Without the pictures, write out all the lines below exactly as they appear.

__________________________________________________

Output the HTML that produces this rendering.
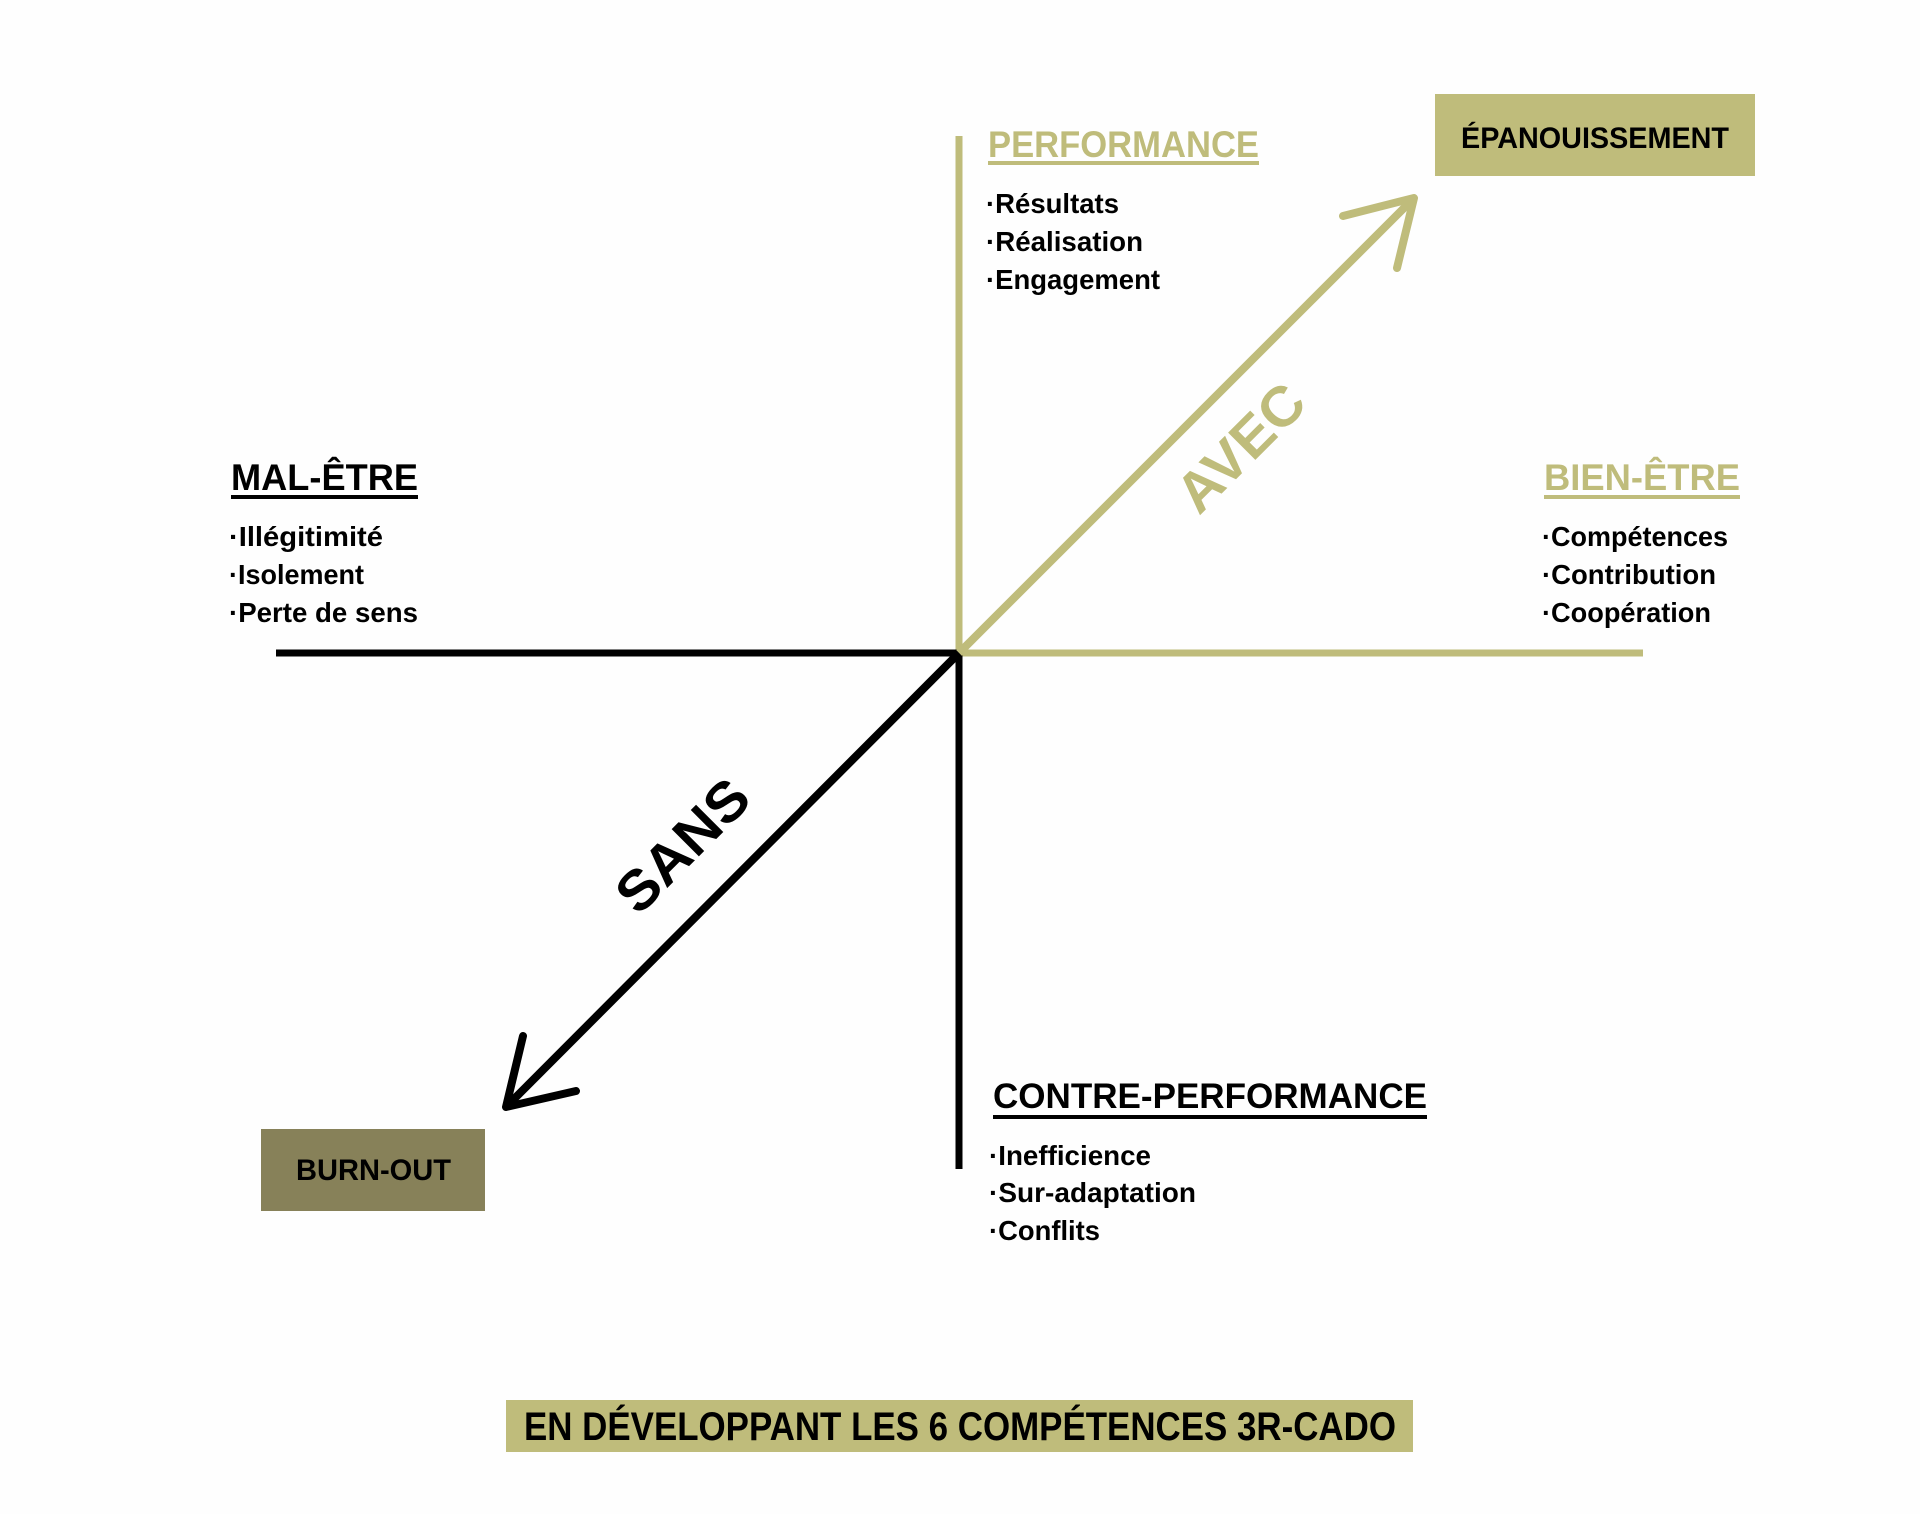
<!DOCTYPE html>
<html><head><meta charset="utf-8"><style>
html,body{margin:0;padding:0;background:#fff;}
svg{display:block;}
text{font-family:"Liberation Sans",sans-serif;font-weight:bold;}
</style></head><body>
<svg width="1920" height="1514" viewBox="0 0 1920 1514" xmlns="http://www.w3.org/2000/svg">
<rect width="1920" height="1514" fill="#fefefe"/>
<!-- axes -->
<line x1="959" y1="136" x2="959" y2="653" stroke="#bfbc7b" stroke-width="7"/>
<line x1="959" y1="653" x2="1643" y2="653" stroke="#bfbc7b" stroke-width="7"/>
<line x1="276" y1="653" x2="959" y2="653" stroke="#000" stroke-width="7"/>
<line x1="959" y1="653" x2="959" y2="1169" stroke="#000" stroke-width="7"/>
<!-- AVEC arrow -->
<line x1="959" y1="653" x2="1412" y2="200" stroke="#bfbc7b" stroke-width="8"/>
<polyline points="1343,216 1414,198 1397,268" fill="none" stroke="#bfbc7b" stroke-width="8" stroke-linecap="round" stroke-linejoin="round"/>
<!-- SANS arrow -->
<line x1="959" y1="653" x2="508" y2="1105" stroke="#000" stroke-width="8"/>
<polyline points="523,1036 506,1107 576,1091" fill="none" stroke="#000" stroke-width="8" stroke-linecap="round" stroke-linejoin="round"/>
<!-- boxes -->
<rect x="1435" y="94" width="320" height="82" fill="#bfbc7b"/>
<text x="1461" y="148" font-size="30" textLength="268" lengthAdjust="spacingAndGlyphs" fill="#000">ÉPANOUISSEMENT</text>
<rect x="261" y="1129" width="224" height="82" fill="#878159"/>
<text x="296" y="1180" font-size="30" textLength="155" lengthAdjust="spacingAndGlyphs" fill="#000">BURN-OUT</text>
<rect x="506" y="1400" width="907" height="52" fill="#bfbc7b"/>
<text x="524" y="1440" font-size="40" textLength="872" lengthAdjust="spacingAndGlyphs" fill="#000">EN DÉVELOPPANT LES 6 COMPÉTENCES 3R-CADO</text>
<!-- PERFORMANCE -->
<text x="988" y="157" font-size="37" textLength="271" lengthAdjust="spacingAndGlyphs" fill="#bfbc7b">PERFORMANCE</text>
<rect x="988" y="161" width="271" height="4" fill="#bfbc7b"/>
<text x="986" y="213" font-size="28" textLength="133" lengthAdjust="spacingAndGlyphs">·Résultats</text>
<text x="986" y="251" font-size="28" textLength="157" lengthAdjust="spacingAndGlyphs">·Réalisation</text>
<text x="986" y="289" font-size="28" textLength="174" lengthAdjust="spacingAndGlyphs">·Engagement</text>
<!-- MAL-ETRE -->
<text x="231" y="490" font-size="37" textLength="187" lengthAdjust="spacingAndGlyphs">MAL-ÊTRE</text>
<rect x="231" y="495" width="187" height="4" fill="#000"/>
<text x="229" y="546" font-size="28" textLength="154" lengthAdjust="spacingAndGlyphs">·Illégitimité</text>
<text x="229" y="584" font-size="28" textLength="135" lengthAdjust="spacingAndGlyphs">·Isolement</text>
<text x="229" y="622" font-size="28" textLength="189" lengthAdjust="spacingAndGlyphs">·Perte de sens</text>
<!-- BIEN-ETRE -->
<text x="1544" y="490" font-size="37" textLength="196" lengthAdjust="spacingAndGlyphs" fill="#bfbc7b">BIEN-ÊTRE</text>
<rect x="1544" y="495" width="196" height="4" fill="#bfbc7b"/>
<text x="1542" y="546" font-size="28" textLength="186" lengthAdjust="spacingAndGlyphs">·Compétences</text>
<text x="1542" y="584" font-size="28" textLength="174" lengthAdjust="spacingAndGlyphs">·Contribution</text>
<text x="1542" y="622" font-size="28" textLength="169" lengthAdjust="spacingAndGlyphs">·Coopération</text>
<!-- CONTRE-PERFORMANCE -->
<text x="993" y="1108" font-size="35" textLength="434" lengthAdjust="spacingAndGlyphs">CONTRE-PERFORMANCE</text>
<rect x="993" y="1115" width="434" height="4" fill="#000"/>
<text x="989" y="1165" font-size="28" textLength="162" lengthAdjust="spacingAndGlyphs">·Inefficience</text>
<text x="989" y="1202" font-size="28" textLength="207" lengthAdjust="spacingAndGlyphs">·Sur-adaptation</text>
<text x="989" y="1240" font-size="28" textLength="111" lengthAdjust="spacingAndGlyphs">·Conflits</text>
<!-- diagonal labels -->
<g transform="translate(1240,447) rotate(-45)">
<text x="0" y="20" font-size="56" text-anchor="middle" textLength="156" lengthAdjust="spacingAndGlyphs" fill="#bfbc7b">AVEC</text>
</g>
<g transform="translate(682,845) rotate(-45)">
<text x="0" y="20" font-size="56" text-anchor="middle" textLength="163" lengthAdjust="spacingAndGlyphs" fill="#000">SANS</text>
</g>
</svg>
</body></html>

__________________________________________________

### Solution to this task
Output the HTML that produces this rendering.
<!DOCTYPE html>
<html><head><meta charset="utf-8"><style>
html,body{margin:0;padding:0;background:#fff;}
svg{display:block;}
text{font-family:"Liberation Sans",sans-serif;font-weight:bold;}
</style></head><body>
<svg width="1920" height="1514" viewBox="0 0 1920 1514" xmlns="http://www.w3.org/2000/svg">
<rect width="1920" height="1514" fill="#fefefe"/>
<!-- axes -->
<line x1="959" y1="136" x2="959" y2="653" stroke="#bfbc7b" stroke-width="7"/>
<line x1="959" y1="653" x2="1643" y2="653" stroke="#bfbc7b" stroke-width="7"/>
<line x1="276" y1="653" x2="959" y2="653" stroke="#000" stroke-width="7"/>
<line x1="959" y1="653" x2="959" y2="1169" stroke="#000" stroke-width="7"/>
<!-- AVEC arrow -->
<line x1="959" y1="653" x2="1412" y2="200" stroke="#bfbc7b" stroke-width="8"/>
<polyline points="1343,216 1414,198 1397,268" fill="none" stroke="#bfbc7b" stroke-width="8" stroke-linecap="round" stroke-linejoin="round"/>
<!-- SANS arrow -->
<line x1="959" y1="653" x2="508" y2="1105" stroke="#000" stroke-width="8"/>
<polyline points="523,1036 506,1107 576,1091" fill="none" stroke="#000" stroke-width="8" stroke-linecap="round" stroke-linejoin="round"/>
<!-- boxes -->
<rect x="1435" y="94" width="320" height="82" fill="#bfbc7b"/>
<text x="1461" y="148" font-size="30" textLength="268" lengthAdjust="spacingAndGlyphs" fill="#000">ÉPANOUISSEMENT</text>
<rect x="261" y="1129" width="224" height="82" fill="#878159"/>
<text x="296" y="1180" font-size="30" textLength="155" lengthAdjust="spacingAndGlyphs" fill="#000">BURN-OUT</text>
<rect x="506" y="1400" width="907" height="52" fill="#bfbc7b"/>
<text x="524" y="1440" font-size="40" textLength="872" lengthAdjust="spacingAndGlyphs" fill="#000">EN DÉVELOPPANT LES 6 COMPÉTENCES 3R-CADO</text>
<!-- PERFORMANCE -->
<text x="988" y="157" font-size="37" textLength="271" lengthAdjust="spacingAndGlyphs" fill="#bfbc7b">PERFORMANCE</text>
<rect x="988" y="161" width="271" height="4" fill="#bfbc7b"/>
<text x="986" y="213" font-size="28" textLength="133" lengthAdjust="spacingAndGlyphs">·Résultats</text>
<text x="986" y="251" font-size="28" textLength="157" lengthAdjust="spacingAndGlyphs">·Réalisation</text>
<text x="986" y="289" font-size="28" textLength="174" lengthAdjust="spacingAndGlyphs">·Engagement</text>
<!-- MAL-ETRE -->
<text x="231" y="490" font-size="37" textLength="187" lengthAdjust="spacingAndGlyphs">MAL-ÊTRE</text>
<rect x="231" y="495" width="187" height="4" fill="#000"/>
<text x="229" y="546" font-size="28" textLength="154" lengthAdjust="spacingAndGlyphs">·Illégitimité</text>
<text x="229" y="584" font-size="28" textLength="135" lengthAdjust="spacingAndGlyphs">·Isolement</text>
<text x="229" y="622" font-size="28" textLength="189" lengthAdjust="spacingAndGlyphs">·Perte de sens</text>
<!-- BIEN-ETRE -->
<text x="1544" y="490" font-size="37" textLength="196" lengthAdjust="spacingAndGlyphs" fill="#bfbc7b">BIEN-ÊTRE</text>
<rect x="1544" y="495" width="196" height="4" fill="#bfbc7b"/>
<text x="1542" y="546" font-size="28" textLength="186" lengthAdjust="spacingAndGlyphs">·Compétences</text>
<text x="1542" y="584" font-size="28" textLength="174" lengthAdjust="spacingAndGlyphs">·Contribution</text>
<text x="1542" y="622" font-size="28" textLength="169" lengthAdjust="spacingAndGlyphs">·Coopération</text>
<!-- CONTRE-PERFORMANCE -->
<text x="993" y="1108" font-size="35" textLength="434" lengthAdjust="spacingAndGlyphs">CONTRE-PERFORMANCE</text>
<rect x="993" y="1115" width="434" height="4" fill="#000"/>
<text x="989" y="1165" font-size="28" textLength="162" lengthAdjust="spacingAndGlyphs">·Inefficience</text>
<text x="989" y="1202" font-size="28" textLength="207" lengthAdjust="spacingAndGlyphs">·Sur-adaptation</text>
<text x="989" y="1240" font-size="28" textLength="111" lengthAdjust="spacingAndGlyphs">·Conflits</text>
<!-- diagonal labels -->
<g transform="translate(1240,447) rotate(-45)">
<text x="0" y="20" font-size="56" text-anchor="middle" textLength="156" lengthAdjust="spacingAndGlyphs" fill="#bfbc7b">AVEC</text>
</g>
<g transform="translate(682,845) rotate(-45)">
<text x="0" y="20" font-size="56" text-anchor="middle" textLength="163" lengthAdjust="spacingAndGlyphs" fill="#000">SANS</text>
</g>
</svg>
</body></html>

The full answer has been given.